The Kindle Fire is an Android tablet, but not as we know it. Amazon has given it a custom-designed front end of top of Android, tailored specifically to finding, buying and watching digital content, such as movies, TV shows and online video.
That content-focused approach makes this one of the first Android devices to be geared towards one task, instead of the usual jack-of-all-trades approach of most tablets. The downside is that content -- I hate that word, but it saves me writing 'music and movies and TV and video and ebooks' -- is tied up by arcane and old-fashioned licensing deals dictating who can sell what in each country.
The Kindle Fire has been phenomenally successful in the US, but licensing deals seem to have held up its arrival in the UK and the rest of the world.
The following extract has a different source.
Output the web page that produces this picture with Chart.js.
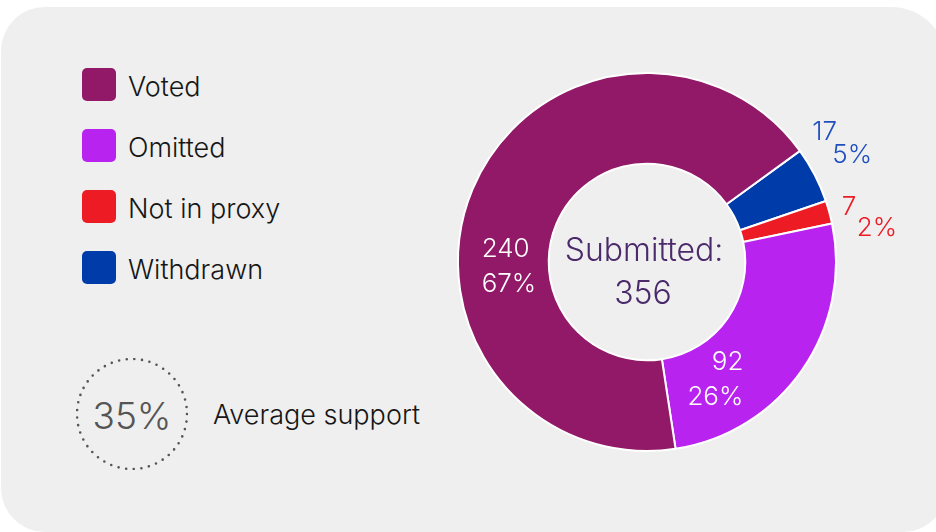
<!DOCTYPE html>
<html>
<head>
<meta charset="utf-8">
<script src="https://cdn.jsdelivr.net/npm/chart.js@4.4.1/dist/chart.umd.min.js"></script>
<style>
    html, body { margin: 0; padding: 0; background: #ffffff; }
    body { width: 936px; height: 532px; position: relative; overflow: hidden; font-family: Inter, 'Noto Sans', sans-serif; font-weight: 300; }
    .card { position: absolute; left: 1px; top: 7px; width: 946px; height: 525px; border-radius: 44px 56px 44px 44px; background: #efefef; }
    #donut { position: absolute; left: 0; top: 0; }
    .legend-item { position: absolute; left: 82px; height: 34px; display: flex; align-items: center; }
    .legend-item .swatch { width: 34px; height: 33px; border-radius: 5px; margin-right: 12px; }
    .legend-item .label { font-size: 27px; color: #161616; padding-top: 4px; }
    .avg { position: absolute; left: 76px; top: 358px; width: 112px; height: 112px; }
    .avg-value { position: absolute; left: 76px; top: 360px; width: 112px; height: 112px; line-height: 112px; text-align: center; font-size: 37px; color: #555555; }
    .avg-label { position: absolute; left: 213px; top: 398px; font-size: 27px; color: #161616; }
</style>
</head>
<body>
<div class="card"></div>
<div id="legend"></div>
<svg class="avg" viewBox="0 0 112 112"><circle cx="56" cy="56" r="55" fill="none" stroke="#555555" stroke-width="2.6" stroke-linecap="round" stroke-dasharray="0 7.68"></circle></svg>
<div class="avg-value" id="avgValue"></div>
<div class="avg-label">Average support</div>
<canvas id="donut" width="936" height="532"></canvas>
<script>
(function () {
    'use strict';

    const categories = ['Voted', 'Omitted', 'Not in proxy', 'Withdrawn'];
    const counts = [240, 92, 7, 17];
    const colors = ['#921868', '#b923ef', '#ed1c24', '#003ca9'];
    const labelColors = ['#ffffff', '#ffffff', '#ed1c24', '#1f4fbf'];
    const centerTitle = 'Submitted:';
    const averageSupport = 35;

    // slices run clockwise from Withdrawn, legend lists them the other way
    const drawOrder = [3, 2, 1, 0];

    // where each value label sits: fraction along the arc, fraction across the ring
    const labelStyle = [
        { frac: 0.40, rad: 0.74, align: 'left', gap: 35, indent: 0 },
        { frac: 0.67, rad: 0.59, align: 'right', gap: 35, indent: 0 },
        { frac: 0.83, rad: 1.12, align: 'left', gap: 21, indent: 15 },
        { frac: 0.02, rad: 1.16, align: 'left', gap: 23, indent: 20 },
    ];

    const total = counts.reduce(function (a, b) { return a + b; }, 0);

    let html = '';
    categories.forEach(function (name, i) {
        html += '<div class="legend-item" style="top:' + (67 + i * 61) + 'px"><div class="swatch" style="background:' + colors[i] + '"></div><div class="label">' + name + '</div></div>';
    });
    document.getElementById('legend').innerHTML = html;
    document.getElementById('avgValue').textContent = averageSupport + '%';

    const labelPlugin = {
        id: 'sliceLabels',
        afterDatasetsDraw: function (chart) {
            const ctx = chart.ctx;
            const meta = chart.getDatasetMeta(0);
            ctx.save();
            ctx.font = '300 26px Inter, "Noto Sans", sans-serif';
            ctx.textBaseline = 'middle';
            meta.data.forEach(function (arc, i) {
                const k = drawOrder[i];
                const p = arc.getProps(['x', 'y', 'startAngle', 'endAngle', 'innerRadius', 'outerRadius'], true);
                const st = labelStyle[k];
                const a = p.startAngle + st.frac * (p.endAngle - p.startAngle);
                const r = p.innerRadius + st.rad * (p.outerRadius - p.innerRadius);
                const ax = p.x + Math.cos(a) * r;
                const ay = p.y + Math.sin(a) * r;
                ctx.fillStyle = labelColors[k];
                ctx.textAlign = st.align;
                ctx.fillText(String(counts[k]), ax, ay - st.gap / 2);
                ctx.fillText(Math.round(counts[k] / total * 100) + '%', ax + st.indent, ay + st.gap / 2);
            });

            const c = meta.data[0];
            ctx.fillStyle = '#4b2a6b';
            ctx.textAlign = 'center';
            ctx.font = '300 32px Inter, "Noto Sans", sans-serif';
            ctx.fillText(centerTitle, c.x - 3, c.y - 11);
            ctx.fillText(String(total), c.x - 4, c.y + 32);
            ctx.restore();
        },
    };

    new Chart(document.getElementById('donut'), {
        type: 'doughnut',
        data: {
            labels: drawOrder.map(function (k) { return categories[k]; }),
            datasets: [{
                data: drawOrder.map(function (k) { return counts[k]; }),
                backgroundColor: drawOrder.map(function (k) { return colors[k]; }),
                borderColor: '#ffffff',
                borderWidth: 2,
            }],
        },
        options: {
            responsive: false,
            animation: false,
            rotation: 54,
            cutout: '52%',
            layout: { padding: { left: 457, right: 99, top: 72, bottom: 80 } },
            plugins: { legend: { display: false }, tooltip: { enabled: false } },
        },
        plugins: [labelPlugin],
    });
})();
</script>
</body>
</html>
Now Amazon is determined to cut through those international obstacles by reassuring the people who make the content that they will still make money.
Amazon is keen to stress to producers of movies and TV that digital video will not destroy the DVD and Blu-ray business. Just as Amazon now sells more ebooks than paper books -- but still sells an awful lot of paperbacks and hardbacks -- Amazon reckons it can make money from streaming and downloading video and traditional physical media.
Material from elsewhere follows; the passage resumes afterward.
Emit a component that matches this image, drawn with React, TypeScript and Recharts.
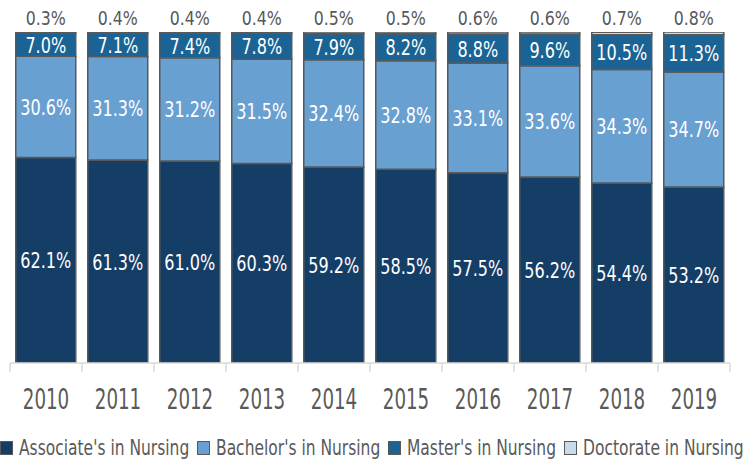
import { Bar, BarChart, LabelList, Legend, XAxis, YAxis } from 'recharts';

const years = ['2010', '2011', '2012', '2013', '2014', '2015', '2016', '2017', '2018', '2019'];
const associate = [62.1, 61.3, 61.0, 60.3, 59.2, 58.5, 57.5, 56.2, 54.4, 53.2];
const bachelor = [30.6, 31.3, 31.2, 31.5, 32.4, 32.8, 33.1, 33.6, 34.3, 34.7];
const master = [7.0, 7.1, 7.4, 7.8, 7.9, 8.2, 8.8, 9.6, 10.5, 11.3];
const doctorate = [0.3, 0.4, 0.4, 0.4, 0.5, 0.5, 0.6, 0.6, 0.7, 0.8];

const series = [
  { key: 'associate', name: "Associate's in Nursing", color: '#153e67' },
  { key: 'bachelor', name: "Bachelor's in Nursing", color: '#68a0d1' },
  { key: 'master', name: "Master's in Nursing", color: '#1a6394' },
  { key: 'doctorate', name: 'Doctorate in Nursing', color: '#c6dbee' },
];

const data = years.map((year, i) => ({
  year,
  associate: associate[i],
  bachelor: bachelor[i],
  master: master[i],
  doctorate: doctorate[i],
}));

const FONT = '"DejaVu Sans Condensed", "DejaVu Sans", sans-serif';
const GRAY = '#595959';
const WIDTH = 756;
const HEIGHT = 466;
const MARGIN = { top: 32, right: 26, left: 10, bottom: 0 };
const BAND = (WIDTH - MARGIN.left - MARGIN.right) / years.length;

const fmt = (v: number) => `${v.toFixed(1)}%`;

// measure text so the squeezed legend items keep their real widths
let measureCtx: CanvasRenderingContext2D | null = null;
function textWidth(text: string, size: number) {
  if (!measureCtx) measureCtx = document.createElement('canvas').getContext('2d');
  if (!measureCtx) return text.length * size * 0.55;
  measureCtx.font = `${size}px ${FONT}`;
  return measureCtx.measureText(text).width;
}

// narrow text, drawn in svg and squeezed horizontally
function NarrowText({ x, y, text, size, fill, squeeze }: any) {
  return (
    <text
      transform={`translate(${x},${y}) scale(${squeeze},1)`}
      textAnchor="middle"
      fill={fill}
      fontSize={size}
      fontFamily={FONT}
    >
      {text}
    </text>
  );
}

function InnerLabel(props: any) {
  const { x, y, width, height, value } = props;
  return (
    <NarrowText
      x={x + width / 2}
      y={y + height / 2 + 8}
      text={fmt(Number(value))}
      size={21.5}
      fill="#ffffff"
      squeeze={0.83}
    />
  );
}

function TopLabel(props: any) {
  const { x, y, width, value } = props;
  return <NarrowText x={x + width / 2} y={y - 7} text={fmt(Number(value))} size={19.5} fill={GRAY} squeeze={0.9} />;
}

function YearTick(props: any) {
  const { x, y, payload, index } = props;
  return (
    <g>
      <line x1={x - BAND / 2} x2={x - BAND / 2} y1={y} y2={y + 9} stroke="#d9d9d9" strokeWidth={1.5} />
      {index === years.length - 1 && (
        <line x1={x + BAND / 2} x2={x + BAND / 2} y1={y} y2={y + 9} stroke="#d9d9d9" strokeWidth={1.5} />
      )}
      <NarrowText x={x} y={y + 46} text={payload.value} size={29} fill={GRAY} squeeze={0.7} />
    </g>
  );
}

const LEGEND_SIZE = 20.5;
const LEGEND_SQUEEZE = 0.84;

function LegendRow() {
  return (
    <div
      style={{
        display: 'flex',
        justifyContent: 'center',
        gap: 8,
        paddingTop: 8,
        paddingLeft: 4,
        fontFamily: FONT,
        fontSize: LEGEND_SIZE,
        color: GRAY,
        whiteSpace: 'nowrap',
        lineHeight: '24px',
      }}
    >
      {series.map((s) => (
        <span key={s.key} style={{ display: 'flex', alignItems: 'center' }}>
          <span
            style={{
              display: 'inline-block',
              width: 11,
              height: 12,
              background: s.color,
              border: `1px solid ${GRAY}`,
              marginRight: 6,
            }}
          />
          <span style={{ display: 'inline-block', width: textWidth(s.name, LEGEND_SIZE) * LEGEND_SQUEEZE }}>
            <span
              style={{
                display: 'inline-block',
                transform: `scaleX(${LEGEND_SQUEEZE})`,
                transformOrigin: 'left center',
              }}
            >
              {s.name}
            </span>
          </span>
        </span>
      ))}
    </div>
  );
}

export default function App() {
  return (
    <div style={{ position: 'fixed', left: 0, top: 0, width: WIDTH, height: HEIGHT, background: '#fff' }}>
      <BarChart width={WIDTH} height={HEIGHT} data={data} margin={MARGIN} barCategoryGap="8%">
        <XAxis
          dataKey="year"
          axisLine={{ stroke: '#d9d9d9', strokeWidth: 1.5 }}
          tickLine={false}
          tickSize={0}
          tickMargin={0}
          height={65}
          tick={<YearTick />}
          interval={0}
        />
        <YAxis hide domain={[0, 100]} allowDataOverflow />
        <Legend verticalAlign="bottom" height={38} content={<LegendRow />} />
        {series.map((s) => (
          <Bar
            key={s.key}
            dataKey={s.key}
            name={s.name}
            stackId="a"
            fill={s.color}
            stroke={GRAY}
            strokeWidth={1.5}
            isAnimationActive={false}
          >
            <LabelList dataKey={s.key} content={s.key === 'doctorate' ? <TopLabel /> : <InnerLabel />} />
          </Bar>
        ))}
      </BarChart>
    </div>
  );
}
I hate to be a cynic, but tell that to the music industry.
To see what all the Fire fuss is about, press play on our video to see the Amazon tablet in action:
Amazon owns LoveFilm, so it already has a stake in the digital movie market here in the UK. Things are hotting up with the arrival of Netflix at the start of this year and the coming of online access to Sky Movies, which launches as Now TV before the end of the year.
Sky Movies is the major player here in the UK when it comes to watching films in the comfort of your own home, thanks to its stranglehold on new films fresh from the multiplexes. I'd argue Amazon needs to get the Kindle Fire smouldering in the UK before Now TV turns up with Sky's movie monopoly behind it.
It's good to know Amazon hasn't forgotten about us. There's still no official word on when the Kindle Fire will land on these shores, but the signs suggest it could be sooner rather than later.